Shortly before the start of the war, Senior Lieutenant A.E. Potapov was assigned to the commander of the 333rd Infantry Regiment of the 6th Infantry Division and in late May 1941 was appointed senior adjutant (chief of staff) of one of the battalions of this regiment. Since October 1939, after the end of the campaign of Soviet troops in Poland, units of the 6th Infantry Division were stationed in the area of the city of Brest-Litovsk and adjacent areas north of the Mukhavets River, taking over the garrison service in Brest and guarding the state border along the Western Bug River in area of Brest. The barracks of the 333rd Infantry Regiment were located directly in the citadel of the Brest Fortress.

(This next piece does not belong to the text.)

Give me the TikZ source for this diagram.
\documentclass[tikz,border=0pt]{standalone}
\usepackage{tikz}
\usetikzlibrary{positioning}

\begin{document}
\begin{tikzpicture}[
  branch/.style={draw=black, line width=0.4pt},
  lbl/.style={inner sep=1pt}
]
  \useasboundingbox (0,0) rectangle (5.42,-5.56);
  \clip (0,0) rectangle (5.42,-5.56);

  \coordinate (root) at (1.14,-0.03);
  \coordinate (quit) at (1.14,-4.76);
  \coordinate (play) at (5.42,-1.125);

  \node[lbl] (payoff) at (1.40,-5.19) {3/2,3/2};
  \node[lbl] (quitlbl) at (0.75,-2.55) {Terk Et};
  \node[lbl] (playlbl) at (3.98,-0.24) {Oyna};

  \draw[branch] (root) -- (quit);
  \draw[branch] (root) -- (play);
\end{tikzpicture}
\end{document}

On the night of June 22, 1941, Potapov was on duty at the 333rd Infantry Regiment. With the first explosions of enemy shells and bombs, he raised the regiment on alert. The commander of the regimental school platoon, Lieutenant Naganov, was ordered to take up defensive positions in the area of the Terespol Gate. Realizing that the commander and commissar of the regiment would not be able to break through to the besieged fortress, Potapov led the defense in the area. Acting boldly and decisively, Senior Lieutenant A.E. Potapov and Assistant Chief of Staff of the 333rd Infantry Regiment, Lieutenant A.S. Sanin organized the fighters, thanks to which the enemy, who broke into the citadel, was met with organized fire and suffered heavy losses. Nearby there was a building that housed the 9th border outpost. Here fighters fought under the command of the chief of the outpost, Lieutenant A. M. Kizhevatov. On June 23, when only ruins remained of their building, Kizhevatov and his fighters moved to the basements of the barracks of the 333rd regiment and continued to lead the defense together with Potapov.

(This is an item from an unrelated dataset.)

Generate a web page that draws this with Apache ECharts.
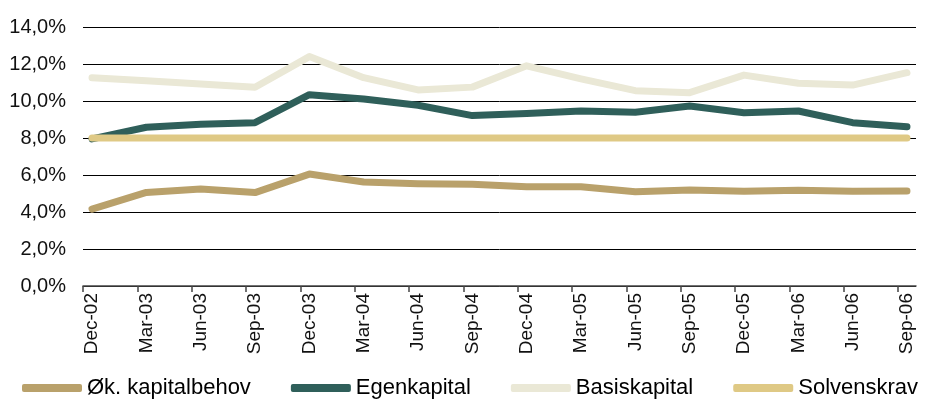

Around June 25, a group of fighters from the 132nd battalion of the NKVD convoy troops, who had previously defended in the location of their unit, also ran into the barracks of the 333rd regiment. The soldiers of this group carried with them the battle banner of their battalion, which later, during an attempt to break through, they hid in an air tube on the second floor, opposite the headquarters of the 132nd battalion.
Among the fighters included in the Potapov group, the young pupil of the musician platoon of the regiment Petya Klypa stood out for his courage and courage.
During the week, under the command of Potapov, Sanin and Kizhevatov, the defenders of the barracks of the 333rd Infantry Regiment fought off numerous enemy attacks. Women and children, who were hiding in the basements of the barracks with the soldiers, had to be taken prisoner on the 3rd or 4th day of the war. In the last days of the defense, Lieutenant Sanin fell seriously ill and lay half-delirious, not getting up (he was captured, according to his own recollections, on June 27, and according to the German prisoner of war card - on June 24).
On June 29, when the ammunition nearly ran out, it was decided to make a last desperate attempt to break through. It was supposed to break through not to the north, where the enemy was expecting attacks and kept large forces at the ready, but to the south, towards the Western Island, in order to then turn to the east, cross the Bug arm and pass the hospital on the Southern Island to get into the vicinity of Brest. This breakthrough ended in failure - most of its participants died or were captured. AE Potapov, who was the leader of the breakthrough group, died in this battle. Lieutenant A. M. Kizhevatov, covering the breakthrough, remained in the Citadel and also died in battle.
In his book "Brest Fortress" the writer S.S.Smirnov, referring to the memoirs of a number of participants in the defense of the Brest Fortress, including Peter Klypa, pointed out that A.E. Potapov, perhaps, did not die during the breakthrough, but was taken prisoner and spent some time in a prisoner of war camp in Biala Podlaska. It was even indicated that Potapov was one of the organizers of the mass escape of prisoners of war from this camp in September 1941. However, this information remains fundamentally inaccurate and unconfirmed.